__WRITTEN INSTRUCTION__. Write out every line exactly, from the start of the records below to the line with "700, fontFamily: 'DejaVu", and stop there. Don't write out the pictures.

— START RECORDS FOR THE TASK —

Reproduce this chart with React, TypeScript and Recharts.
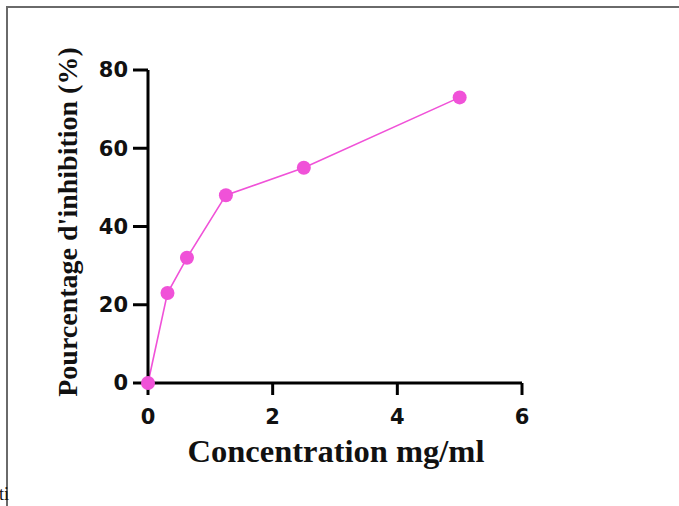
import React from 'react';
import { LineChart, Line, XAxis, YAxis, Label } from 'recharts';

const concentrations = [0, 0.3125, 0.625, 1.25, 2.5, 5];
const inhibition = [0, 23, 32, 48, 55, 73];
const xTicks = [0, 2, 4, 6];
const yTicks = [0, 20, 40, 60, 80];

const data = concentrations.map((x, i) => ({ x, y: inhibition[i] }));

const PINK = '#F052D8';
const tickStyle = { fill: '#111', fontSize: 21, fontWeight: 700, fontFamily: 'DejaVu Sans, sans-serif' };

export default function App() {
  return (
    <div style={{ position: 'fixed', left: 0, top: 0, width: 679, height: 506, background: '#fff', overflow: 'hidden' }}>
      <div
        style={{
          position: 'absolute',
          left: 6,
          top: 6,
          width: 680,
          height: 510,
          borderTop: '2px solid #6a6a6a',
          borderLeft: '2px solid #6a6a6a',
        }}
      />
      <span
        style={{
          position: 'absolute',
          left: -1,
          top: 482,
          fontFamily: 'Liberation Serif, Times New Roman, serif',
          fontSize: 18,
          lineHeight: '24px',
          color: '#111',
        }}
      >
        ti
      </span>
      <LineChart width={679} height={506} data={data} margin={{ top: 70, right: 157, bottom: 0, left: 0 }}>
        <XAxis
          type="number"
          dataKey="x"
          domain={[0, 6]}
          ticks={xTicks}
          height={123}
          axisLine={{ stroke: '#000', strokeWidth: 3 }}
          tickLine={{ stroke: '#000', strokeWidth: 3 }}
          tickSize={12}
          tickMargin={14}
          tick={tickStyle}
        >
          <Label
            content={() => (
              <text
                x={336}
                y={462}
                textAnchor="middle"
                fontFamily="Liberation Serif, Times New Roman, serif"
                fontWeight={700}
                fontSize={32.5}
                fill="#111"
              >
                Concentration mg/ml
              </text>
            )}
          />
        </XAxis>
        <YAxis
          type="number"
          domain={[0, 80]}
          ticks={yTicks}
          width={148}
          axisLine={{ stroke: '#000', strokeWidth: 3 }}
          tickLine={{ stroke: '#000', strokeWidth: 3 }}
          tickSize={15}
          tickMargin={5}
          tick={tickStyle}
        >
          <Label
            content={() => (
              <text
                x={67}
                y={222}
                transform="rotate(-90, 67, 222)"
                textAnchor="middle"
                dominantBaseline="central"
                fontFamily="Liberation Serif, Times New Roman, serif"
                fontWeight={700}
                fontSize={28}
                fill="#111"
              >
                Pourcentage d'inhibition (%)
              </text>
            )}
          />
        </YAxis>
        <Line
          type="linear"
          dataKey="y"
          stroke={PINK}
          strokeWidth={1.6}
          dot={{ r: 7, fill: PINK, stroke: PINK, strokeWidth: 0 }}
          isAnimationActive={false}
        />
      </LineChart>
    </div>
  );
}
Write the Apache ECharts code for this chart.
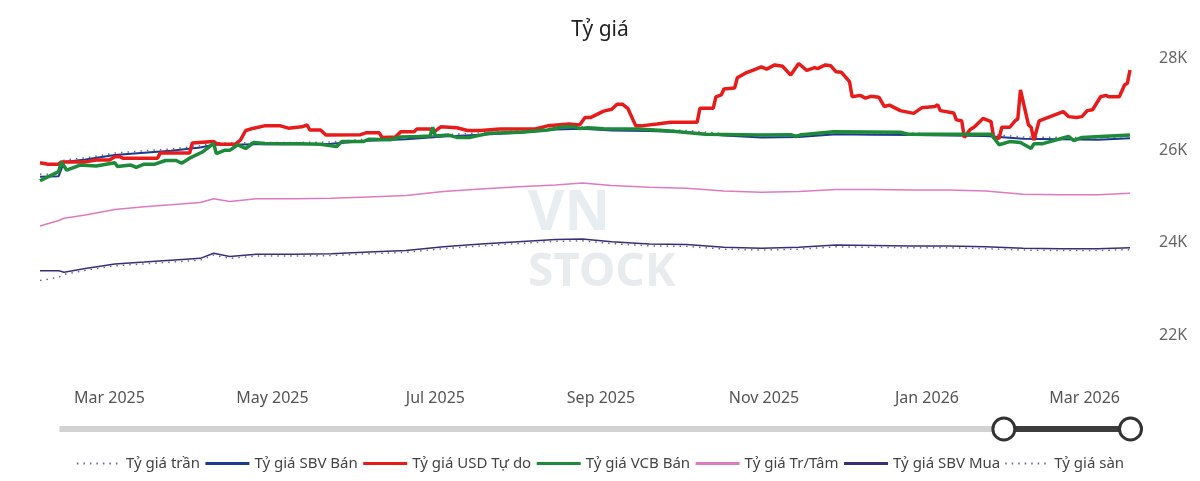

— END RECORDS FOR THE TASK —

__RESULT OF THE TASK__.
Reproduce this chart with React, TypeScript and Recharts.
import React from 'react';
import { LineChart, Line, XAxis, YAxis, Label } from 'recharts';

const concentrations = [0, 0.3125, 0.625, 1.25, 2.5, 5];
const inhibition = [0, 23, 32, 48, 55, 73];
const xTicks = [0, 2, 4, 6];
const yTicks = [0, 20, 40, 60, 80];

const data = concentrations.map((x, i) => ({ x, y: inhibition[i] }));

const PINK = '#F052D8';
const tickStyle = { fill: '#111', fontSize: 21, fontWeight: 700, fontFamily: 'DejaVu Sans, sans-serif' };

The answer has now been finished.